▸ **EXERCISE DIRECTIONS**
Reproduce all the lines below exactly and omit the images.

▸ **COLLECTED MATERIAL**
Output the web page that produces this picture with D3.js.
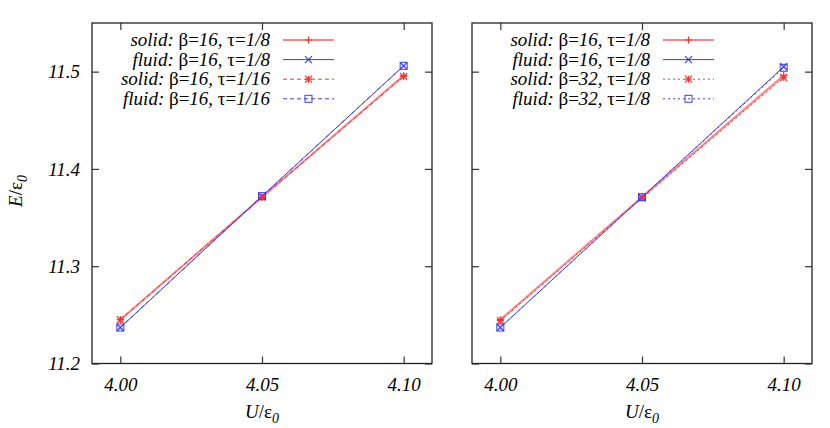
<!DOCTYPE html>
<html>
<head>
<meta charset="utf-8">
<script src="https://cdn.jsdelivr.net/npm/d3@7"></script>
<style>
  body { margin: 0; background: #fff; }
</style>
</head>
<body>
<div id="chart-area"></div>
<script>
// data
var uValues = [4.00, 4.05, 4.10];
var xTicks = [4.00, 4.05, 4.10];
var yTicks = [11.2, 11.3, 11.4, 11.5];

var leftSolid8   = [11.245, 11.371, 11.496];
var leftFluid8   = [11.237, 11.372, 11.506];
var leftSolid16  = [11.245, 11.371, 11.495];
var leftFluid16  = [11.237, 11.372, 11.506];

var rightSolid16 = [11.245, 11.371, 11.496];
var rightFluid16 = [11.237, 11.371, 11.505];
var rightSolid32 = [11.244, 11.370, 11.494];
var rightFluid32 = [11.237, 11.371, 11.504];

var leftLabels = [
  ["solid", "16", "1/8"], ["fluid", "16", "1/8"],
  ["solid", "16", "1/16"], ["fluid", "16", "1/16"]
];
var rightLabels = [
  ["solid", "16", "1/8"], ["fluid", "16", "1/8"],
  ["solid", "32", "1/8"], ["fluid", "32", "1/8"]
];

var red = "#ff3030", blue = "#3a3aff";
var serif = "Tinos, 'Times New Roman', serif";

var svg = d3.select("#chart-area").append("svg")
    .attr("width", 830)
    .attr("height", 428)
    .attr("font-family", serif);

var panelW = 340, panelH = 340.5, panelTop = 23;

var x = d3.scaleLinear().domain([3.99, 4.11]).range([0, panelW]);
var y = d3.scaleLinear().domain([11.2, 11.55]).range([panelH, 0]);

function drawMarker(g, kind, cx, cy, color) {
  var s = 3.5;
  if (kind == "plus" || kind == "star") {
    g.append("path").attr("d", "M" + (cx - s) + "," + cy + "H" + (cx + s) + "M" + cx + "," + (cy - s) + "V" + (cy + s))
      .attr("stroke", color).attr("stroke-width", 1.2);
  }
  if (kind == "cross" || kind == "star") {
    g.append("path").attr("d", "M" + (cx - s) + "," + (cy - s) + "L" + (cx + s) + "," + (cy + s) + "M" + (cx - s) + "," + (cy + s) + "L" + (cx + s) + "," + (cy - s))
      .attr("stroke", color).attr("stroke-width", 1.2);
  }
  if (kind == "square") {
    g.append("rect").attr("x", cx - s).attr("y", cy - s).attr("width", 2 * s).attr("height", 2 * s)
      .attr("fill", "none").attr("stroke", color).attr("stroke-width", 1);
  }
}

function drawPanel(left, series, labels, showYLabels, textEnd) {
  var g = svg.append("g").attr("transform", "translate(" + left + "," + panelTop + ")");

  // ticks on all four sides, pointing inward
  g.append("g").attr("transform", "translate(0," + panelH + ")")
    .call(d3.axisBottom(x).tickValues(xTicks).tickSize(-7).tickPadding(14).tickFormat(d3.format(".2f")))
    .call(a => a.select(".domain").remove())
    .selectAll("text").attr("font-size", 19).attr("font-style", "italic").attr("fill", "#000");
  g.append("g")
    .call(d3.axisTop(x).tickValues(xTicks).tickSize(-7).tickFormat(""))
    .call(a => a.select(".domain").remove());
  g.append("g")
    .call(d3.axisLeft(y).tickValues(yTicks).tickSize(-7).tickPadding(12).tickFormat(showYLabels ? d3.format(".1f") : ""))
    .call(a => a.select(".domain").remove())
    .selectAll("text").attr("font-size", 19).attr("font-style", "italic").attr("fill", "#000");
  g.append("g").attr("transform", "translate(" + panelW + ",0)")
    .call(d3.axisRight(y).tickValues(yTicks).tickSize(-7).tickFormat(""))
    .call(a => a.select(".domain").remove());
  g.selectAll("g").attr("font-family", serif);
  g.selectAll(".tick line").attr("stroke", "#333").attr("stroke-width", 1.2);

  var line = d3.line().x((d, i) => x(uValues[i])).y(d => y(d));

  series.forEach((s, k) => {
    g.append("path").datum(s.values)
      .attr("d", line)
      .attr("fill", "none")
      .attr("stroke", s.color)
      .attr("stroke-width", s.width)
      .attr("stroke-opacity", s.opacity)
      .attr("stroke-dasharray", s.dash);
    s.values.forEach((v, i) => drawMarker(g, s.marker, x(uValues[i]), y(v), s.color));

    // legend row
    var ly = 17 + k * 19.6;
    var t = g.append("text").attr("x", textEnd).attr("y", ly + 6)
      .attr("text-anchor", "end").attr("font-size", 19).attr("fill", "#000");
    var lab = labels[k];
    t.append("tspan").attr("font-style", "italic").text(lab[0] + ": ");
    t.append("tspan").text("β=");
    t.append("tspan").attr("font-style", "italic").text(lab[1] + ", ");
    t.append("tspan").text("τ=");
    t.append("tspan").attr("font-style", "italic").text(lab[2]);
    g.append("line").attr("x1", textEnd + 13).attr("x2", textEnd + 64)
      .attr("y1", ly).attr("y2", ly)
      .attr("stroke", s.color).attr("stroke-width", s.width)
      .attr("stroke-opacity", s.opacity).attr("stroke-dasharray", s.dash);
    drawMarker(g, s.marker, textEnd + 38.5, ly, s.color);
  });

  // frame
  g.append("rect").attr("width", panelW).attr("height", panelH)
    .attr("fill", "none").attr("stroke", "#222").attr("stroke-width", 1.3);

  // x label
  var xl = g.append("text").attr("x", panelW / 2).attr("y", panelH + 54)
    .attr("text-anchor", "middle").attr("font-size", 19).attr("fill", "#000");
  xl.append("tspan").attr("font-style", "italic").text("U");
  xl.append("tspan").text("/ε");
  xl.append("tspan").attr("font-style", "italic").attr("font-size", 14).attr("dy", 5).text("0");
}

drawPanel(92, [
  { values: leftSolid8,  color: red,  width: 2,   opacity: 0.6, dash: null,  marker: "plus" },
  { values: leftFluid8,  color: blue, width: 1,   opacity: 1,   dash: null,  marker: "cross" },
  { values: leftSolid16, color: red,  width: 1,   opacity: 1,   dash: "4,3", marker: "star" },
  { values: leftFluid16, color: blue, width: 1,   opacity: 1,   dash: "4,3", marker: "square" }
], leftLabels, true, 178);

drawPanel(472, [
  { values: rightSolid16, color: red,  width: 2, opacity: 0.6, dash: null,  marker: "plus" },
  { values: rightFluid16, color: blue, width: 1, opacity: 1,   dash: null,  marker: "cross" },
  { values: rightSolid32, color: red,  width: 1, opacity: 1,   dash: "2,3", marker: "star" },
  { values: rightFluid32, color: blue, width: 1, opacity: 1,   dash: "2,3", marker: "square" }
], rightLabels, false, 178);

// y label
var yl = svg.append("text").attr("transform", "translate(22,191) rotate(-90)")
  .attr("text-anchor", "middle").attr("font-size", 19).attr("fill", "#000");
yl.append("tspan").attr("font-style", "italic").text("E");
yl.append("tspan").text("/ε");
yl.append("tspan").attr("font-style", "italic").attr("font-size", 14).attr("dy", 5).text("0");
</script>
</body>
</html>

▸ **SOLUTION**
Output the web page that produces this picture with D3.js.
<!DOCTYPE html>
<html>
<head>
<meta charset="utf-8">
<script src="https://cdn.jsdelivr.net/npm/d3@7"></script>
<style>
  body { margin: 0; background: #fff; }
</style>
</head>
<body>
<div id="chart-area"></div>
<script>
// data
var uValues = [4.00, 4.05, 4.10];
var xTicks = [4.00, 4.05, 4.10];
var yTicks = [11.2, 11.3, 11.4, 11.5];

var leftSolid8   = [11.245, 11.371, 11.496];
var leftFluid8   = [11.237, 11.372, 11.506];
var leftSolid16  = [11.245, 11.371, 11.495];
var leftFluid16  = [11.237, 11.372, 11.506];

var rightSolid16 = [11.245, 11.371, 11.496];
var rightFluid16 = [11.237, 11.371, 11.505];
var rightSolid32 = [11.244, 11.370, 11.494];
var rightFluid32 = [11.237, 11.371, 11.504];

var leftLabels = [
  ["solid", "16", "1/8"], ["fluid", "16", "1/8"],
  ["solid", "16", "1/16"], ["fluid", "16", "1/16"]
];
var rightLabels = [
  ["solid", "16", "1/8"], ["fluid", "16", "1/8"],
  ["solid", "32", "1/8"], ["fluid", "32", "1/8"]
];

var red = "#ff3030", blue = "#3a3aff";
var serif = "Tinos, 'Times New Roman', serif";

var svg = d3.select("#chart-area").append("svg")
    .attr("width", 830)
    .attr("height", 428)
    .attr("font-family", serif);

var panelW = 340, panelH = 340.5, panelTop = 23;

var x = d3.scaleLinear().domain([3.99, 4.11]).range([0, panelW]);
var y = d3.scaleLinear().domain([11.2, 11.55]).range([panelH, 0]);

function drawMarker(g, kind, cx, cy, color) {
  var s = 3.5;
  if (kind == "plus" || kind == "star") {
    g.append("path").attr("d", "M" + (cx - s) + "," + cy + "H" + (cx + s) + "M" + cx + "," + (cy - s) + "V" + (cy + s))
      .attr("stroke", color).attr("stroke-width", 1.2);
  }
  if (kind == "cross" || kind == "star") {
    g.append("path").attr("d", "M" + (cx - s) + "," + (cy - s) + "L" + (cx + s) + "," + (cy + s) + "M" + (cx - s) + "," + (cy + s) + "L" + (cx + s) + "," + (cy - s))
      .attr("stroke", color).attr("stroke-width", 1.2);
  }
  if (kind == "square") {
    g.append("rect").attr("x", cx - s).attr("y", cy - s).attr("width", 2 * s).attr("height", 2 * s)
      .attr("fill", "none").attr("stroke", color).attr("stroke-width", 1);
  }
}

function drawPanel(left, series, labels, showYLabels, textEnd) {
  var g = svg.append("g").attr("transform", "translate(" + left + "," + panelTop + ")");

  // ticks on all four sides, pointing inward
  g.append("g").attr("transform", "translate(0," + panelH + ")")
    .call(d3.axisBottom(x).tickValues(xTicks).tickSize(-7).tickPadding(14).tickFormat(d3.format(".2f")))
    .call(a => a.select(".domain").remove())
    .selectAll("text").attr("font-size", 19).attr("font-style", "italic").attr("fill", "#000");
  g.append("g")
    .call(d3.axisTop(x).tickValues(xTicks).tickSize(-7).tickFormat(""))
    .call(a => a.select(".domain").remove());
  g.append("g")
    .call(d3.axisLeft(y).tickValues(yTicks).tickSize(-7).tickPadding(12).tickFormat(showYLabels ? d3.format(".1f") : ""))
    .call(a => a.select(".domain").remove())
    .selectAll("text").attr("font-size", 19).attr("font-style", "italic").attr("fill", "#000");
  g.append("g").attr("transform", "translate(" + panelW + ",0)")
    .call(d3.axisRight(y).tickValues(yTicks).tickSize(-7).tickFormat(""))
    .call(a => a.select(".domain").remove());
  g.selectAll("g").attr("font-family", serif);
  g.selectAll(".tick line").attr("stroke", "#333").attr("stroke-width", 1.2);

  var line = d3.line().x((d, i) => x(uValues[i])).y(d => y(d));

  series.forEach((s, k) => {
    g.append("path").datum(s.values)
      .attr("d", line)
      .attr("fill", "none")
      .attr("stroke", s.color)
      .attr("stroke-width", s.width)
      .attr("stroke-opacity", s.opacity)
      .attr("stroke-dasharray", s.dash);
    s.values.forEach((v, i) => drawMarker(g, s.marker, x(uValues[i]), y(v), s.color));

    // legend row
    var ly = 17 + k * 19.6;
    var t = g.append("text").attr("x", textEnd).attr("y", ly + 6)
      .attr("text-anchor", "end").attr("font-size", 19).attr("fill", "#000");
    var lab = labels[k];
    t.append("tspan").attr("font-style", "italic").text(lab[0] + ": ");
    t.append("tspan").text("β=");
    t.append("tspan").attr("font-style", "italic").text(lab[1] + ", ");
    t.append("tspan").text("τ=");
    t.append("tspan").attr("font-style", "italic").text(lab[2]);
    g.append("line").attr("x1", textEnd + 13).attr("x2", textEnd + 64)
      .attr("y1", ly).attr("y2", ly)
      .attr("stroke", s.color).attr("stroke-width", s.width)
      .attr("stroke-opacity", s.opacity).attr("stroke-dasharray", s.dash);
    drawMarker(g, s.marker, textEnd + 38.5, ly, s.color);
  });

  // frame
  g.append("rect").attr("width", panelW).attr("height", panelH)
    .attr("fill", "none").attr("stroke", "#222").attr("stroke-width", 1.3);

  // x label
  var xl = g.append("text").attr("x", panelW / 2).attr("y", panelH + 54)
    .attr("text-anchor", "middle").attr("font-size", 19).attr("fill", "#000");
  xl.append("tspan").attr("font-style", "italic").text("U");
  xl.append("tspan").text("/ε");
  xl.append("tspan").attr("font-style", "italic").attr("font-size", 14).attr("dy", 5).text("0");
}

drawPanel(92, [
  { values: leftSolid8,  color: red,  width: 2,   opacity: 0.6, dash: null,  marker: "plus" },
  { values: leftFluid8,  color: blue, width: 1,   opacity: 1,   dash: null,  marker: "cross" },
  { values: leftSolid16, color: red,  width: 1,   opacity: 1,   dash: "4,3", marker: "star" },
  { values: leftFluid16, color: blue, width: 1,   opacity: 1,   dash: "4,3", marker: "square" }
], leftLabels, true, 178);

drawPanel(472, [
  { values: rightSolid16, color: red,  width: 2, opacity: 0.6, dash: null,  marker: "plus" },
  { values: rightFluid16, color: blue, width: 1, opacity: 1,   dash: null,  marker: "cross" },
  { values: rightSolid32, color: red,  width: 1, opacity: 1,   dash: "2,3", marker: "star" },
  { values: rightFluid32, color: blue, width: 1, opacity: 1,   dash: "2,3", marker: "square" }
], rightLabels, false, 178);

// y label
var yl = svg.append("text").attr("transform", "translate(22,191) rotate(-90)")
  .attr("text-anchor", "middle").attr("font-size", 19).attr("fill", "#000");
yl.append("tspan").attr("font-style", "italic").text("E");
yl.append("tspan").text("/ε");
yl.append("tspan").attr("font-style", "italic").attr("font-size", 14).attr("dy", 5).text("0");
</script>
</body>
</html>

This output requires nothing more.